Forest

Cree elder and youth Natasha Moine

Land of Opportunity

What sort of machine would it take to filter billions of litres of water, produce soils and restore nutrients, store carbon, produce oxygen, control flooding and erosion, support hundreds of different species (including humans), and cost us nothing to run? The boreal forest handles these "jobs" or ecosystem services every day and their preservation requires careful planning.  

Ontario Nature supports two strategies to maintain healthy ecosystems:

  1. The establishment of a large interconnected network of protected areas that are supported by local communities and designed and managed according to the best available science and knowledge.
  2. The management and use of natural resources in ways that benefit local communities and maintains ecological integrity across the boreal region. 

Ontario Nature supports Free Prior and Informed Consent from indigenous peoples for development projects that may affect the lands they own, occupy or otherwise use, as set forth by the United Nations Declaration on the Rights of Indigenous Peoples. The declaration designates a responsibility to governments to gain such consent. 

Ontario Nature's position on protected areas and First Nations can be found here.

Ontario Nature is working in collaboration with communities in these ways:

Community Outreach, Dialogue and Education

Boreal Conservation Office - In 2003, Ontario Nature officially opened the Boreal Conservation Office in Thunder Bay, Ontario.  The purpose was to support a strong voice for conservation in northern Ontario.  Ontario's northern forests, lakes and rivers are integral to the way of life of people who live in northern Ontario, used for camping, canoeing, hunting, trapping, fishing and berry gathering, and many other activities. Northern forests also play an important economic role, supporting activities ranging from industrial forestry to remote tourism.

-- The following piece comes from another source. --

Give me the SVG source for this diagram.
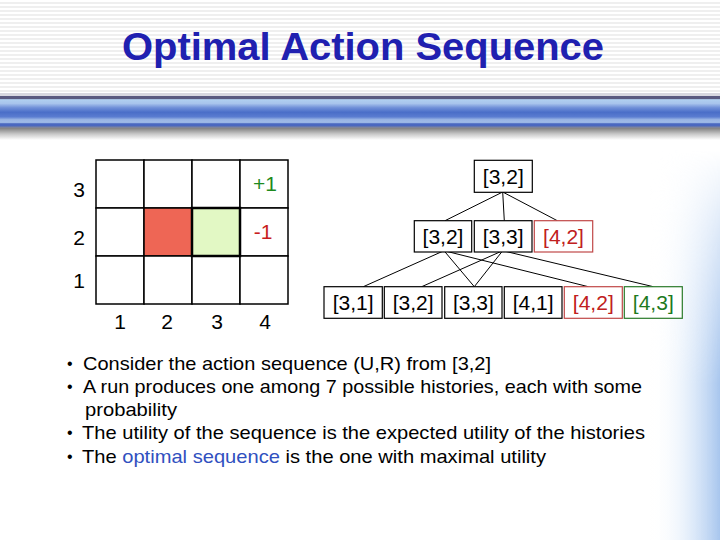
<svg xmlns="http://www.w3.org/2000/svg" width="720" height="540" viewBox="0 0 720 540">
<defs>
  <pattern id="stripes" x="0" y="0" width="8" height="4" patternUnits="userSpaceOnUse">
    <rect width="8" height="4" fill="#ffffff"/>
    <rect y="2" width="8" height="2" fill="#efefef"/>
  </pattern>
  <linearGradient id="band" x1="0" y1="0" x2="0" y2="1">
    <stop offset="0" stop-color="#d8d8e0"/>
    <stop offset="0.08" stop-color="#d8d8e0"/>
    <stop offset="0.1" stop-color="#5a5a80"/>
    <stop offset="0.16" stop-color="#5a5a80"/>
    <stop offset="0.19" stop-color="#b0d0f0"/>
    <stop offset="0.3" stop-color="#a8c4ec"/>
    <stop offset="0.42" stop-color="#7090d8"/>
    <stop offset="0.55" stop-color="#4a6ec8"/>
    <stop offset="0.68" stop-color="#5a7cd0"/>
    <stop offset="0.76" stop-color="#98b4e4"/>
    <stop offset="0.84" stop-color="#a0bce8"/>
    <stop offset="0.88" stop-color="#4a68c0"/>
    <stop offset="0.93" stop-color="#4a68c0"/>
    <stop offset="1" stop-color="#8a8a90"/>
  </linearGradient>
  <linearGradient id="shadow" x1="0" y1="0" x2="0" y2="1">
    <stop offset="0" stop-color="#808080"/>
    <stop offset="0.5" stop-color="#c8c8c8"/>
    <stop offset="1" stop-color="#ffffff"/>
  </linearGradient>
  <linearGradient id="edgeH" x1="0" y1="0" x2="1" y2="0">
    <stop offset="0" stop-color="#ffffff" stop-opacity="0"/>
    <stop offset="0.5" stop-color="#e0ecfa" stop-opacity="0.7"/>
    <stop offset="1" stop-color="#a8c6ee"/>
  </linearGradient>
  <linearGradient id="edgeV" x1="0" y1="0" x2="0" y2="1">
    <stop offset="0" stop-color="#000000"/>
    <stop offset="0.2" stop-color="#606060"/>
    <stop offset="0.6" stop-color="#ffffff"/>
  </linearGradient>
  <mask id="edgeMask">
    <rect x="650" y="150" width="70" height="390" fill="url(#edgeV)"/>
  </mask>
  <style>
    .lbl { font-family: "Liberation Sans", Arial, sans-serif; font-size: 21px; fill: #000; text-anchor: middle; }
    .node rect { fill: #ffffff; stroke: #000; stroke-width: 1.2; }
    .node text { font-family: "Liberation Sans", Arial, sans-serif; font-size: 21px; fill: #000; text-anchor: middle; }
    .red rect { stroke: #c04848; }
    .red text { fill: #c02020; }
    .green rect { stroke: #2a7a2a; }
    .green text { fill: #1e7a1e; }
    .cell { fill: #ffffff; stroke: #000; stroke-width: 1.5; }
    .body { font-family: "Liberation Sans", Arial, sans-serif; font-size: 19px; fill: #000; }
    .dot { font-family: "Liberation Sans", Arial, sans-serif; font-size: 16px; fill: #000; }
    #connectors line { stroke: #000; stroke-width: 1; }
  </style>
</defs>

<rect width="720" height="540" fill="#ffffff"/>
<rect x="0" y="0" width="720" height="94" fill="url(#stripes)"/>
<rect x="650" y="150" width="70" height="390" fill="url(#edgeH)" mask="url(#edgeMask)"/>

<!-- header band -->
<rect x="0" y="93" width="720" height="35" fill="url(#band)"/>
<rect x="0" y="128" width="720" height="12" fill="url(#shadow)"/>

<text x="122" y="60" textLength="482" lengthAdjust="spacingAndGlyphs" font-family="'Liberation Sans', Arial, sans-serif" font-weight="bold" font-size="38" fill="#2020b0">Optimal Action Sequence</text>

<!-- grid -->
<g id="grid">
  <rect class="cell" x="96" y="160" width="48" height="48"/>
  <rect class="cell" x="144" y="160" width="48" height="48"/>
  <rect class="cell" x="192" y="160" width="48" height="48"/>
  <rect class="cell" x="240" y="160" width="48" height="48"/>
  <rect class="cell" x="96" y="208" width="48" height="48"/>
  <rect class="cell" x="144" y="208" width="48" height="48" style="fill:#ee6655"/>
  <rect class="cell" x="240" y="208" width="48" height="48"/>
  <rect class="cell" x="96" y="256" width="48" height="48"/>
  <rect class="cell" x="144" y="256" width="48" height="48"/>
  <rect class="cell" x="192" y="256" width="48" height="48"/>
  <rect class="cell" x="240" y="256" width="48" height="48"/>
  <rect class="cell" x="192" y="208" width="48" height="48" style="fill:#e2f8c4;stroke-width:2.5"/>
  <text class="lbl" x="79" y="197">3</text>
  <text class="lbl" x="79" y="245">2</text>
  <text class="lbl" x="79" y="288">1</text>
  <text class="lbl" x="120" y="329">1</text>
  <text class="lbl" x="167" y="329">2</text>
  <text class="lbl" x="217" y="329">3</text>
  <text class="lbl" x="265" y="329">4</text>
  <text class="lbl" x="265" y="191" style="fill:#1e8a1e">+1</text>
  <text class="lbl" x="263" y="239" style="fill:#c81e1e">-1</text>
</g>

<!-- connectors -->
<g id="connectors">
  <line x1="502.7" y1="192" x2="445" y2="220.7"/>
  <line x1="502.7" y1="192" x2="504.3" y2="220.7"/>
  <line x1="502.7" y1="192" x2="557.3" y2="220.7"/>
  <line x1="444" y1="250.7" x2="363.3" y2="286.7"/>
  <line x1="444" y1="250.7" x2="474.3" y2="286.7"/>
  <line x1="444" y1="250.7" x2="588.3" y2="286.7"/>
  <line x1="502.7" y1="250.7" x2="421.7" y2="286.7"/>
  <line x1="502.7" y1="250.7" x2="474.3" y2="286.7"/>
  <line x1="502.7" y1="250.7" x2="653.3" y2="286.7"/>
</g>

<!-- tree nodes -->
<g id="n-root" class="node"><rect x="474.3" y="160.3" width="58" height="32"/><text x="503.3" y="184">[3,2]</text></g>
<g id="n-l2-32" class="node"><rect x="414.3" y="220.7" width="57.4" height="31.3"/><text x="443" y="244">[3,2]</text></g>
<g id="n-l2-33" class="node"><rect x="474.3" y="220.7" width="57.7" height="31.3"/><text x="503.2" y="244">[3,3]</text></g>
<g id="n-l2-42" class="node red"><rect x="534.3" y="220.7" width="58.4" height="31.3"/><text x="563.5" y="244">[4,2]</text></g>
<g id="n-l3-31" class="node"><rect x="324" y="286.7" width="58.3" height="31.6"/><text x="353.2" y="310">[3,1]</text></g>
<g id="n-l3-32" class="node"><rect x="384.3" y="286.7" width="57.7" height="31.6"/><text x="413.2" y="310">[3,2]</text></g>
<g id="n-l3-33" class="node"><rect x="444.7" y="286.7" width="57.3" height="31.6"/><text x="473.4" y="310">[3,3]</text></g>
<g id="n-l3-41" class="node"><rect x="504.3" y="286.7" width="57.7" height="31.6"/><text x="533.2" y="310">[4,1]</text></g>
<g id="n-l3-42" class="node red"><rect x="564.3" y="286.7" width="58" height="31.6"/><text x="593.3" y="310">[4,2]</text></g>
<g id="n-l3-43" class="node green"><rect x="624.3" y="286.7" width="58" height="31.6"/><text x="653.3" y="310">[4,3]</text></g>

<!-- body text -->
<g id="bullets">
  <text class="dot" x="67" y="369">•</text>
  <text class="body" x="83" y="370" textLength="408" lengthAdjust="spacingAndGlyphs">Consider the action sequence (U,R) from [3,2]</text>
  <text class="dot" x="67" y="392">•</text>
  <text class="body" x="83" y="393" textLength="559" lengthAdjust="spacingAndGlyphs">A run produces one among 7 possible histories, each with some</text>
  <text class="body" x="85" y="416" textLength="92" lengthAdjust="spacingAndGlyphs">probability</text>
  <text class="dot" x="67" y="438">•</text>
  <text class="body" x="82" y="439" textLength="563" lengthAdjust="spacingAndGlyphs">The utility of the sequence is the expected utility of the histories</text>
  <text class="dot" x="67" y="462">•</text>
  <text class="body" x="82" y="463" textLength="464" lengthAdjust="spacingAndGlyphs">The <tspan fill="#3050c0">optimal sequence</tspan> is the one with maximal utility</text>
</g>
</svg>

A unique challenge facing the northern conservation community is geography. The vast distances separating groups and individuals in the north mean that many act in isolation, with little opportunity for collaboration, diluting the full potential of a northern voice for conservation. In response, through our Boreal Conservation Office, Ontario Nature has launched a series of internet-based e-lectures to connect dispersed communities. E-lectures have covered topics such as renewable energy opportunities for remote First Nations, nuclear waste in northern Ontario, and potential health and environmental impacts of mining. We have also supported workshops on public policy, volunteer leadership, communications training, and developing effective advocacy campaigns.